■ **Data block**
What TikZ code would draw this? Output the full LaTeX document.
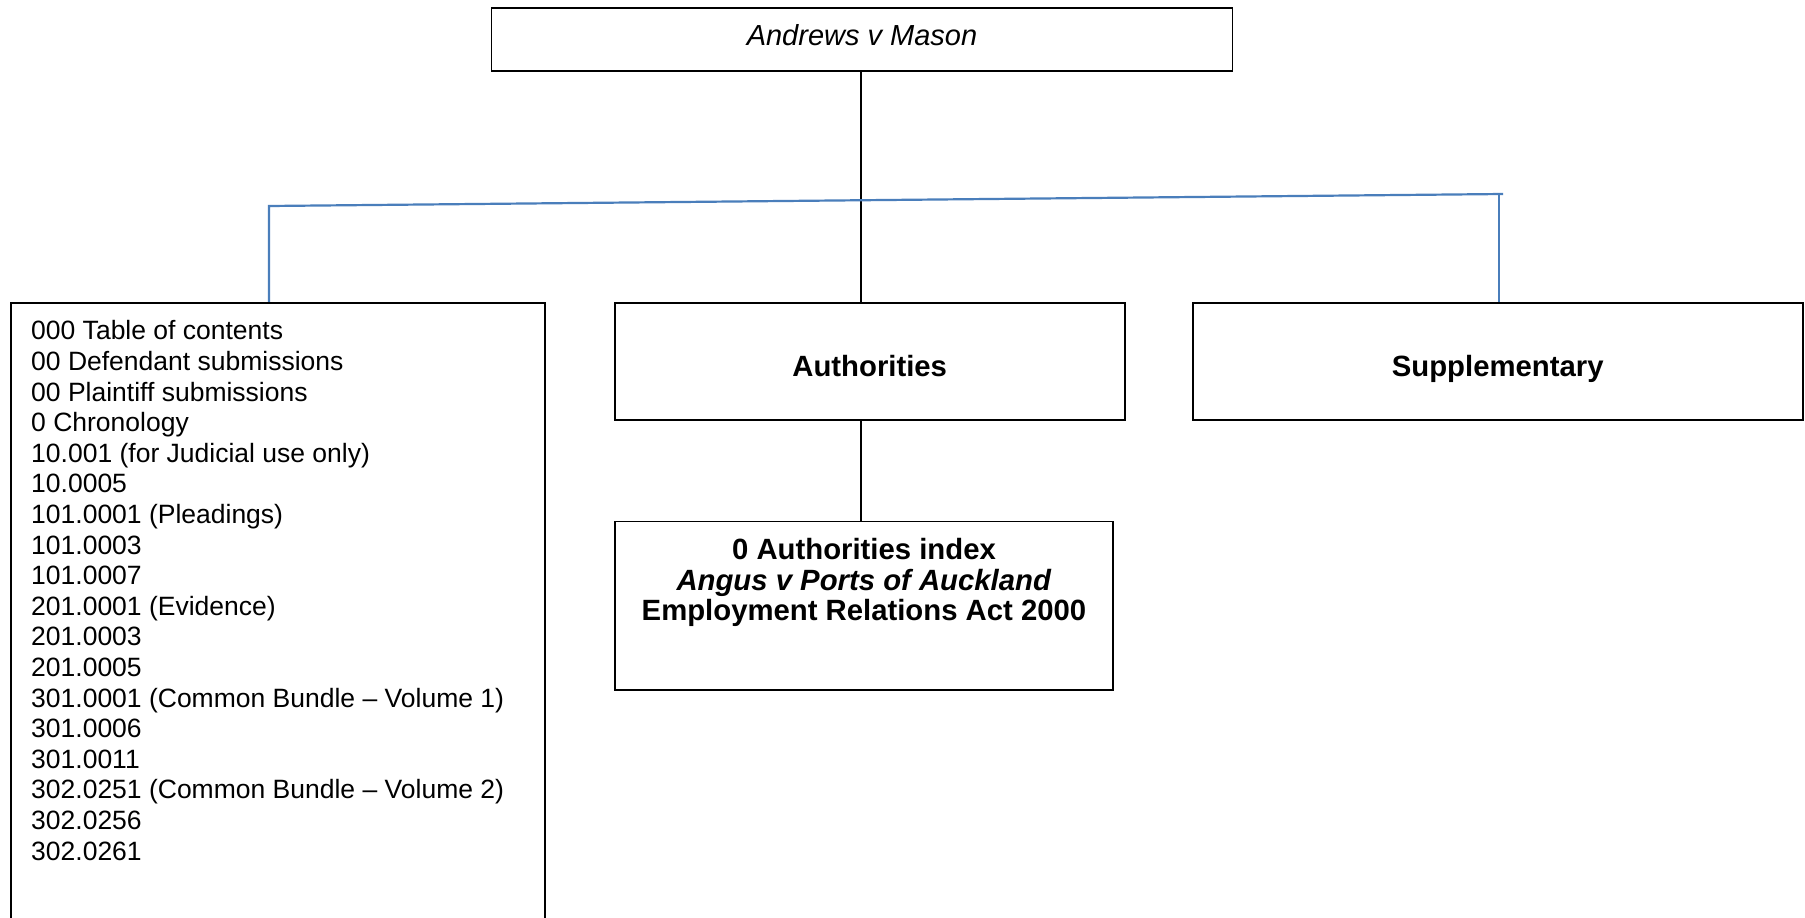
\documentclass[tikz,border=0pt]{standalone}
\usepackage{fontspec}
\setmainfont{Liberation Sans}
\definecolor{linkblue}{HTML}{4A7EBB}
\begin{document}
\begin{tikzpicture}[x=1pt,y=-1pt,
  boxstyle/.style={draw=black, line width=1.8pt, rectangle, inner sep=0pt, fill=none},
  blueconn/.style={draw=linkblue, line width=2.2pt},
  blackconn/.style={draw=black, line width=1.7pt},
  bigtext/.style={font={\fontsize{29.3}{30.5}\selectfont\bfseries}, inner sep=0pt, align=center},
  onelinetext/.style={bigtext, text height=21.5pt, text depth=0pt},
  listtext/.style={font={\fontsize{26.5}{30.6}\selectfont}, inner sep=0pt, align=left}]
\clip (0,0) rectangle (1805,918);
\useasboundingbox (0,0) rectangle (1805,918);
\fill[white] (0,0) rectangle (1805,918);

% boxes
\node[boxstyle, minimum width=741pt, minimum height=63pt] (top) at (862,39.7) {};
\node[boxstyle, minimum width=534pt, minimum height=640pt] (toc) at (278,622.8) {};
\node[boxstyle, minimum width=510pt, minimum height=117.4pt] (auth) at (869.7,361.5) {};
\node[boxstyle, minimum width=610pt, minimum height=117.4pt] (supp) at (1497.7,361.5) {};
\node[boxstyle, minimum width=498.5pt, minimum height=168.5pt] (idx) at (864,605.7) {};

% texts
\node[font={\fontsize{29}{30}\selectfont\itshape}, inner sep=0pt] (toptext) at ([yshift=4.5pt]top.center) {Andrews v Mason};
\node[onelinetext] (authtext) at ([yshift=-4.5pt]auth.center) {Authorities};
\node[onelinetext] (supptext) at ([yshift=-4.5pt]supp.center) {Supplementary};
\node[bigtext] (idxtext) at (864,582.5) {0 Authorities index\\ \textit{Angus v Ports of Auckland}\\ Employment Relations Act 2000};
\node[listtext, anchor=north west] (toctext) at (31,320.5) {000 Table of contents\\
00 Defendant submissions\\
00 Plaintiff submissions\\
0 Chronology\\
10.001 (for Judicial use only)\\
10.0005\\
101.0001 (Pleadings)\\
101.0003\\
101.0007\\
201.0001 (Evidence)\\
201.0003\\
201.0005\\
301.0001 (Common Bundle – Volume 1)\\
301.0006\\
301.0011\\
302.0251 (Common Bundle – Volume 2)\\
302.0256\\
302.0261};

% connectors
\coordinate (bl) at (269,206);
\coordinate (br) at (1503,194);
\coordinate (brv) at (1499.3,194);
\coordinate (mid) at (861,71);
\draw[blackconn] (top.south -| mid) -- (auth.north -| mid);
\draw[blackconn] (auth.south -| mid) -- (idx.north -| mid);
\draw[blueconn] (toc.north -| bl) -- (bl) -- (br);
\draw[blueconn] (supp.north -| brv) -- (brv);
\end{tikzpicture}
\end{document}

■ **Work instructions**
Reproduce the data above word for word from its first line through the line that holds "minimum width=498.5pt, minimum", both ends included; skip pictures.

■ **The response**
What TikZ code would draw this? Output the full LaTeX document.
\documentclass[tikz,border=0pt]{standalone}
\usepackage{fontspec}
\setmainfont{Liberation Sans}
\definecolor{linkblue}{HTML}{4A7EBB}
\begin{document}
\begin{tikzpicture}[x=1pt,y=-1pt,
  boxstyle/.style={draw=black, line width=1.8pt, rectangle, inner sep=0pt, fill=none},
  blueconn/.style={draw=linkblue, line width=2.2pt},
  blackconn/.style={draw=black, line width=1.7pt},
  bigtext/.style={font={\fontsize{29.3}{30.5}\selectfont\bfseries}, inner sep=0pt, align=center},
  onelinetext/.style={bigtext, text height=21.5pt, text depth=0pt},
  listtext/.style={font={\fontsize{26.5}{30.6}\selectfont}, inner sep=0pt, align=left}]
\clip (0,0) rectangle (1805,918);
\useasboundingbox (0,0) rectangle (1805,918);
\fill[white] (0,0) rectangle (1805,918);

% boxes
\node[boxstyle, minimum width=741pt, minimum height=63pt] (top) at (862,39.7) {};
\node[boxstyle, minimum width=534pt, minimum height=640pt] (toc) at (278,622.8) {};
\node[boxstyle, minimum width=510pt, minimum height=117.4pt] (auth) at (869.7,361.5) {};
\node[boxstyle, minimum width=610pt, minimum height=117.4pt] (supp) at (1497.7,361.5) {};
\node[boxstyle, minimum width=498.5pt, minimum height=168.5pt] (idx) at (864,605.7) {};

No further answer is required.